(Code that draws figures)
####################
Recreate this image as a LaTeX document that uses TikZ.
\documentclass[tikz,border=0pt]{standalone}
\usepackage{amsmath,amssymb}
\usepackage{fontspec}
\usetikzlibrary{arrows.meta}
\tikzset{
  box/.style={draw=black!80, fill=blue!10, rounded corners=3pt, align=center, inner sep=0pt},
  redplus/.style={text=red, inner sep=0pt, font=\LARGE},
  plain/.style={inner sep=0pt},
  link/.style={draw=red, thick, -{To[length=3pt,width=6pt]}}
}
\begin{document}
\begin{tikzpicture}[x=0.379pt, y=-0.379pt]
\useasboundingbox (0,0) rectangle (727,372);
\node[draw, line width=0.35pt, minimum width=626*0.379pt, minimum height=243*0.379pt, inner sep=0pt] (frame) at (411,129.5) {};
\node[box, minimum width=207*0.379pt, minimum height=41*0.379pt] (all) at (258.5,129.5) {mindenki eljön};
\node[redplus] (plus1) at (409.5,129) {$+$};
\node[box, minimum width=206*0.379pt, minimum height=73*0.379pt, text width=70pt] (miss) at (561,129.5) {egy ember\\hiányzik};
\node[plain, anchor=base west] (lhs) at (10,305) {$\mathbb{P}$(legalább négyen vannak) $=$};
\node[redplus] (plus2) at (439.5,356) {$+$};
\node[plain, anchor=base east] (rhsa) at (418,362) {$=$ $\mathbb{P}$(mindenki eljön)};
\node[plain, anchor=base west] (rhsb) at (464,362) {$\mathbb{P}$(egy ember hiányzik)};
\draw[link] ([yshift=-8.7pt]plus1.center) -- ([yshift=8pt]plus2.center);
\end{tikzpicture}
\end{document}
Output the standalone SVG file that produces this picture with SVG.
####################
== WORK INSTRUCTIONS ==
All of the data shown above must be copied exactly.

== SOLUTION FOR THIS TASK ==
Recreate this image as a LaTeX document that uses TikZ.
\documentclass[tikz,border=0pt]{standalone}
\usepackage{amsmath,amssymb}
\usepackage{fontspec}
\usetikzlibrary{arrows.meta}
\tikzset{
  box/.style={draw=black!80, fill=blue!10, rounded corners=3pt, align=center, inner sep=0pt},
  redplus/.style={text=red, inner sep=0pt, font=\LARGE},
  plain/.style={inner sep=0pt},
  link/.style={draw=red, thick, -{To[length=3pt,width=6pt]}}
}
\begin{document}
\begin{tikzpicture}[x=0.379pt, y=-0.379pt]
\useasboundingbox (0,0) rectangle (727,372);
\node[draw, line width=0.35pt, minimum width=626*0.379pt, minimum height=243*0.379pt, inner sep=0pt] (frame) at (411,129.5) {};
\node[box, minimum width=207*0.379pt, minimum height=41*0.379pt] (all) at (258.5,129.5) {mindenki eljön};
\node[redplus] (plus1) at (409.5,129) {$+$};
\node[box, minimum width=206*0.379pt, minimum height=73*0.379pt, text width=70pt] (miss) at (561,129.5) {egy ember\\hiányzik};
\node[plain, anchor=base west] (lhs) at (10,305) {$\mathbb{P}$(legalább négyen vannak) $=$};
\node[redplus] (plus2) at (439.5,356) {$+$};
\node[plain, anchor=base east] (rhsa) at (418,362) {$=$ $\mathbb{P}$(mindenki eljön)};
\node[plain, anchor=base west] (rhsb) at (464,362) {$\mathbb{P}$(egy ember hiányzik)};
\draw[link] ([yshift=-8.7pt]plus1.center) -- ([yshift=8pt]plus2.center);
\end{tikzpicture}
\end{document}
Output the standalone SVG file that produces this picture with SVG.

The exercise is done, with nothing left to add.